Find a closed-form solution for a Riccati equation $$y' + y^{2}+ \sin(2x)y =\cos(2x)$$
PS: I feel like that substitution may work in this problem. I tried some substitutions but none of them can solve the problem.

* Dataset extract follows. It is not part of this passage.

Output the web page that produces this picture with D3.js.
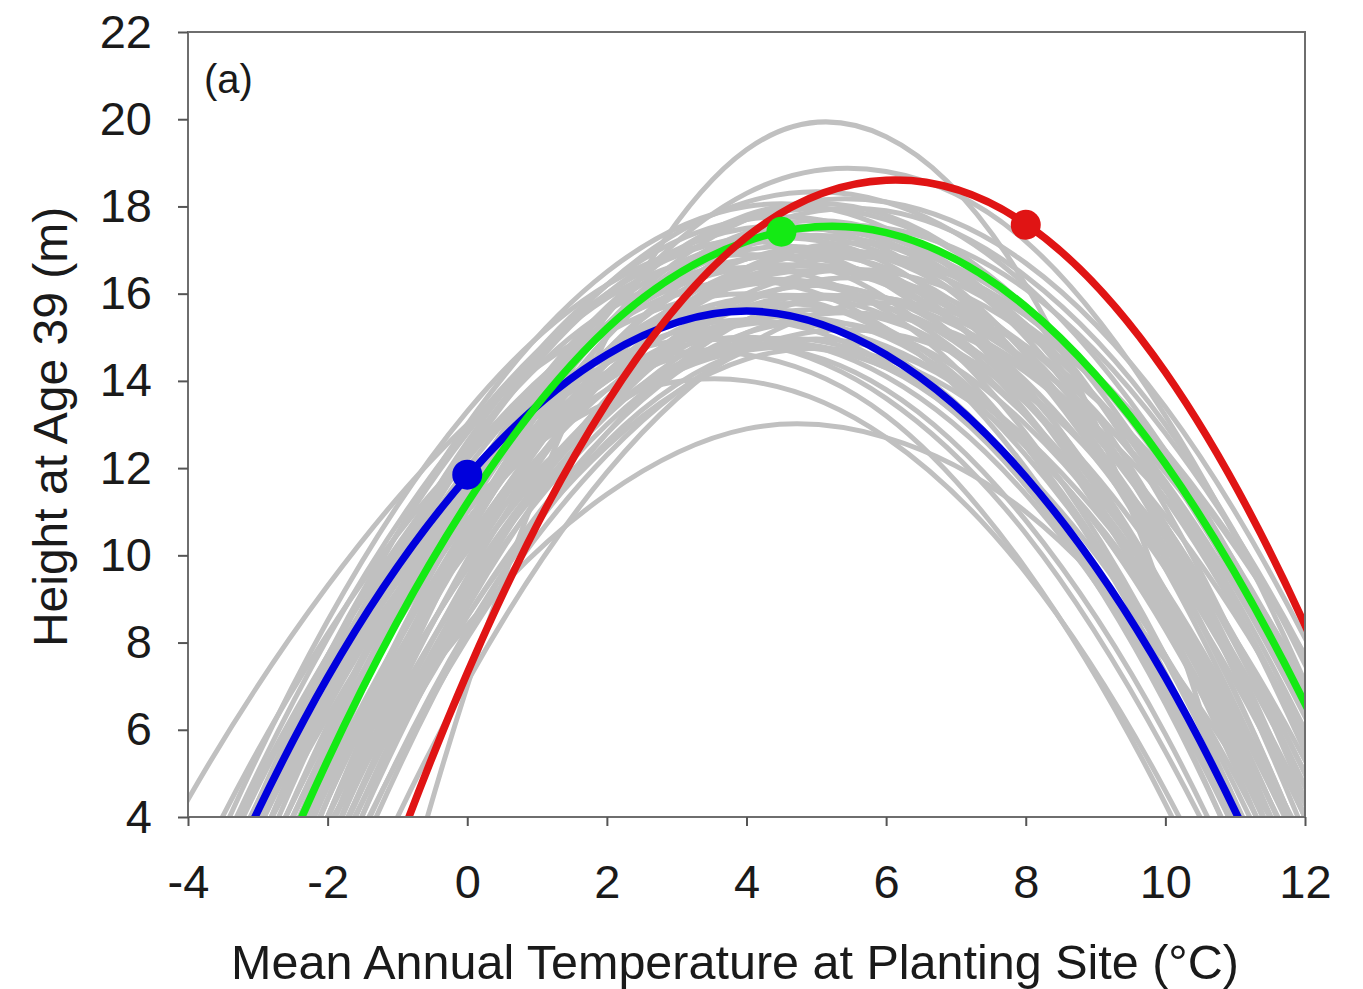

 A: Using the standard substitution $u=\exp(\int y(x)\,dx)$ or $y=\frac{u'}{u}$ gives the second order linear DE
\begin{align}
0&=u''+\sin(2x)u'-\cos(2x)u
\\
&=u''+2\sin x\cos x\, u'+(\sin^2x-\cos^2x)u
\end{align}
With a long look on the terms one can see that $u(x)=\sin x$ is a solution,
$$
-\sin x+2\sin x\cos^2x+\sin^3 x-\sin xcos^2x=-\sin x+\sin x(\cos^2x+\sin^2x)=0
$$
The reduction-of-order method then advises to search a second basis solution as $u(x)=\sin x\,v(x)$.
\begin{align}
0&=[\sin x\,v''+2\cos x\,v'-\sin x\,v]+2\sin x\cos x[\sin x\,v'+\cos x\,v]+(\sin^2x-\cos^2x)\sin x\, v
\\
&=\sin x\,v''+[2\cos x+2\sin^2 x\cos x]v'
\\[1em]
\frac{v''}{v'}&=-2\frac{\cos x}{\sin x}-2\sin x\cos x
\\
v'&=-\frac{e^{\cos^2x}}{\sin^2x}
\\[1em]
v(x)&=+e^{\cos^2x}\cot(x)+2\int \cos^2 xe^{\cos^2x}\,dx
\end{align}
As we are looking for a basis solution, the multiplicative constant in $v'$ and the additive constant in $v$ can be arbitrarily fixed. The full solution thus reads as
$$
u(x)=A\sin x+Be^{\cos^2x}\cos(x)+2B\int_0^x\cos^2\xi\, e^{\cos^2\xi}\,d\xi
$$
The expression for $y$ can be computed from this.